Se démarquer n'est pas facile dans un marché saturé et au vu de la rareté des compétences recherchées. Et si la rémunération reste un enjeu clé pour la rétention des talents (83 % des répondants estiment que les niveaux de salaires offerts permettent de retenir leurs employés), elle n'est plus le seul facteur et la flexibilité et l'intérêt des tâches jouent un rôle de plus en plus important. Ainsi, 82 % des ESN interrogées ont mis en place le télétravail et 75 % une politique de mobilité interne fonctionnelle ou géographique (contre 53 % en 2017).
Innovation
L'innovation, enfin, est est au cœur du développement des ESN, ce qui, pour Thierry Siouffi, co-président du collège ESN de Syntec Numérique, "est une évolution majeure au vu de tout ce qui a pu se dire et s'entendre de par le passé au sujet des entreprises de services. L'innovation est désormais dans leur ADN et s'incarne par une fonction du même nom". De fait, 83 % des répondants déclarent avoir mis en place un responsable de l'innovation et elles sont 40 % à avoir un collaborateur dédié.

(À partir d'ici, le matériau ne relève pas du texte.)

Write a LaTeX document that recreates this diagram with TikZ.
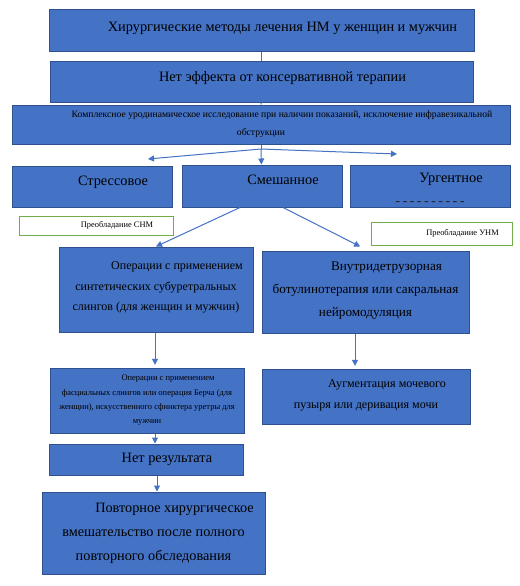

Sans surprise, ce sont le cloud et l'intelligence artificielle qui sont les domaines d'investissement privilégiés. 51 % des répondants ont préféré l'innovation de produits et solutions à l'innovation de process (13 %). À noter toutefois que plus la structure est grande, plus une démarche globale d'innovation est mise en place, alliant innovation produit/solution et process.
À noter également que 28 % des répondants ont mis en place une logique d'alliance et de co-innovation, que ce soit avec d'autres ESN ou des organisations telles que des universités ou des écoles. C'est cette démarche qui a poussé Syntec Numérique à créer un septième trophée dédié (voir encadré).

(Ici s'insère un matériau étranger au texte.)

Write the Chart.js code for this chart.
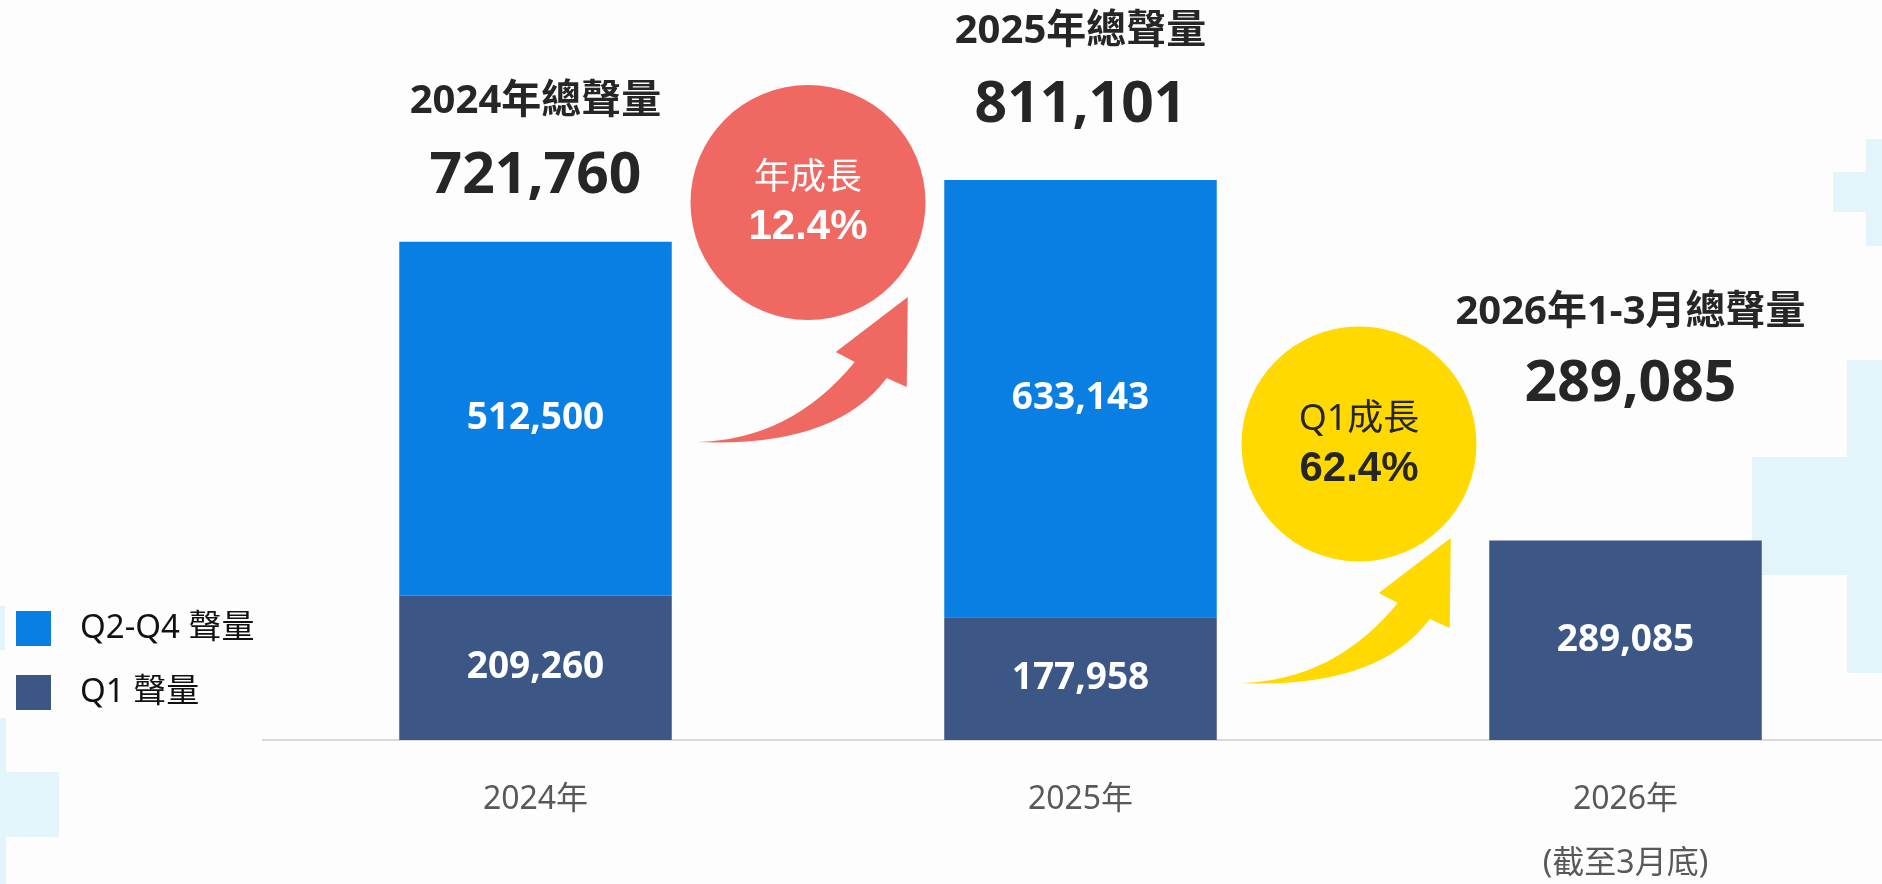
<!DOCTYPE html>
<html>
<head>
<meta charset="utf-8">
<script src="https://cdn.jsdelivr.net/npm/chart.js@4.4.1/dist/chart.umd.min.js"></script>
<style>
  html, body { margin: 0; padding: 0; overflow: hidden; background: #FDFDFD; }
  #wrap { position: absolute; left: 0; top: 0; width: 1900px; height: 924px; }
</style>
</head>
<body>
<div id="wrap"><canvas id="myChart" width="1900" height="924"></canvas></div>
<script>
// chart data
const categories = ['2024年', '2025年', ['2026年', '(截至3月底)']];
const q1Values = [209260, 177958, 289085];
const q2q4Values = [512500, 633143, null];
const totalValues = [721760, 811101, 289085];
const totalTitles = ['2024年總聲量', '2025年總聲量', '2026年1-3月總聲量'];
const growthTitles = ['年成長', 'Q1成長'];
const growthValues = ['12.4%', '62.4%'];
const seriesNames = ['Q1 聲量', 'Q2-Q4 聲量'];

const FONT = "'Noto Sans', 'Noto Sans CJK TC', sans-serif";
const fmt = (v) => v.toLocaleString('en-US');

// background, labels, circles, arrows, legend
const decorPlugin = {
    id: 'decor',
    beforeDraw(chart) {
        const ctx = chart.ctx;
        ctx.save();
        ctx.fillStyle = '#FDFDFD';
        ctx.fillRect(0, 0, chart.width, chart.height);
        ctx.fillStyle = '#E3F4FA';
        // light crosses in the background
        ctx.fillRect(1866, 139, 40, 107);
        ctx.fillRect(1833, 172, 70, 40);
        ctx.fillRect(1847, 360, 60, 313);
        ctx.fillRect(1752, 457, 150, 118);
        ctx.fillRect(0, 718, 6, 170);
        ctx.fillRect(0, 772, 59, 65);
        ctx.fillRect(0, 606, 5, 44);
        ctx.restore();
    },
    afterDatasetsDraw(chart) {
        const ctx = chart.ctx;
        const xs = chart.scales.x;
        ctx.save();
        ctx.textAlign = 'center';
        ctx.textBaseline = 'middle';

        // values inside the bars
        chart.data.datasets.forEach((ds, di) => {
            const meta = chart.getDatasetMeta(di);
            meta.data.forEach((bar, i) => {
                if (ds.data[i] == null) return;
                ctx.fillStyle = '#FFFFFF';
                ctx.font = 'bold 37px ' + FONT;
                ctx.fillText(fmt(ds.data[i]), bar.x, (bar.y + bar.base) / 2);
            });
        });

        // totals above the bars
        const numGap = [65, 74, 156];
        const titleGap = [140, 148, 228];
        const dx = [0, 0, 5];
        totalValues.forEach((v, i) => {
            let top = Infinity, x = 0;
            chart.data.datasets.forEach((ds, di) => {
                if (ds.data[i] == null) return;
                const bar = chart.getDatasetMeta(di).data[i];
                top = Math.min(top, bar.y);
                x = bar.x;
            });
            ctx.fillStyle = '#262626';
            ctx.font = 'bold 40px ' + FONT;
            ctx.fillText(totalTitles[i], x + dx[i], top - titleGap[i]);
            ctx.font = 'bold 57px ' + FONT;
            ctx.fillText(fmt(v), x + dx[i], top - numGap[i]);
        });

        // growth circles + arrows
        const circles = [
            { fill: '#F06862', text: '#FFFFFF', cdx: 0, cy: 202.5, tail: [25, 442] },
            { fill: '#FFD900', text: '#262626', cdx: 6, cy: 444, tail: [23, 683] }
        ];
        circles.forEach((c, i) => {
            const cx = xs.getPixelForValue(i + 0.5) + c.cdx;
            ctx.fillStyle = c.fill;
            ctx.beginPath();
            ctx.arc(cx, c.cy, 117.5, 0, Math.PI * 2);
            ctx.fill();
            ctx.fillStyle = c.text;
            ctx.font = '36px ' + FONT;
            ctx.fillText(growthTitles[i], cx, c.cy - 24);
            ctx.font = "bold 42px 'Liberation Sans', Arial, sans-serif";
            ctx.fillText(growthValues[i], cx, c.cy + 25);

            const prev = chart.getDatasetMeta(0).data[i];
            const tx = prev.x + prev.width / 2 + c.tail[0];
            const ty = c.tail[1];
            ctx.fillStyle = c.fill;
            ctx.beginPath();
            ctx.moveTo(tx, ty);
            ctx.quadraticCurveTo(tx + 94, ty - 2, tx + 158, ty - 80);
            ctx.lineTo(tx + 139, ty - 90);
            ctx.lineTo(tx + 211, ty - 145);
            ctx.lineTo(tx + 210, ty - 55);
            ctx.lineTo(tx + 190, ty - 64);
            ctx.quadraticCurveTo(tx + 138, ty + 6, tx, ty);
            ctx.closePath();
            ctx.fill();
        });

        // legend (top item = top of stack)
        const items = chart.data.datasets.slice().reverse();
        items.forEach((ds, k) => {
            const y = 611 + k * 64;
            ctx.fillStyle = ds.backgroundColor;
            ctx.fillRect(16, y, 35, 35);
            ctx.fillStyle = '#111111';
            ctx.textAlign = 'left';
            ctx.font = '33px ' + FONT;
            ctx.fillText(ds.label, 80, y + 18);
        });
        ctx.restore();
    }
};

const data = {
    labels: categories,
    datasets: [{
        label: seriesNames[0],
        data: q1Values,
        backgroundColor: '#3C5686',
        stack: 'a'
    }, {
        label: seriesNames[1],
        data: q2q4Values,
        backgroundColor: '#0A7FE3',
        stack: 'a'
    }]
};

const config = {
    type: 'bar',
    data: data,
    options: {
        responsive: false,
        animation: false,
        barPercentage: 1,
        categoryPercentage: 0.5,
        layout: { padding: { left: 263, right: 2, top: 0, bottom: 0 } },
        plugins: {
            legend: { display: false },
            tooltip: { enabled: false }
        },
        scales: {
            x: {
                stacked: true,
                grid: { display: false, drawTicks: false },
                border: { display: true, color: '#D9D9D9', width: 2 },
                ticks: {
                    color: '#595959',
                    font: { size: 32, family: FONT, lineHeight: 2 },
                    padding: 28,
                    maxRotation: 0,
                    autoSkip: false
                }
            },
            y: {
                stacked: true,
                display: false,
                min: 0,
                max: 1072000
            }
        }
    },
    plugins: [decorPlugin]
};

const myChart = new Chart(document.getElementById('myChart'), config);
</script>
</body>
</html>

"Le premier défi des ESN, ce sont les talents et le second l'innovation", ont conclu Thierry Siouffi et Jonathan Amar, l'autre co-président du collège ESN de Syntec Numérique.
Benoît Herr
Les lauréats des Trophées 2019
Ce "Rendez-vous des ESN" a été l'occasion pour le syndicat de récompenser 8 entreprises dans 7 catégories (deux entreprises pour le seul prix de la co-innovation) au travers de "trophées" (sur les six thèmes évoqués ci-dessus plus un nouveau trophée de la co-innovation). Sans compter le "coup de cœur du jury".
Prix de l'opération financière décerné à la société Datasolution
Prix de la croissance organique décerné à la société Acensi
Prix de la stratégie de croissance externe, décerné à la société Viseo
Prix du rayonnement à l'international, décerné à la société Technology & Startegy Group
Prix des talents, décerné à la société Neosoft
Prix de l'innovation, décerné à la société AFD Tech
Prix de la co-innovation, décerné à la société Atol et au CHU Dijon-Bourgogne
Prix coup de cœur du jury : Auticonsult, une ESN composée uniquement d'autistes et de personnes atteintes du syndrome d'Asperger.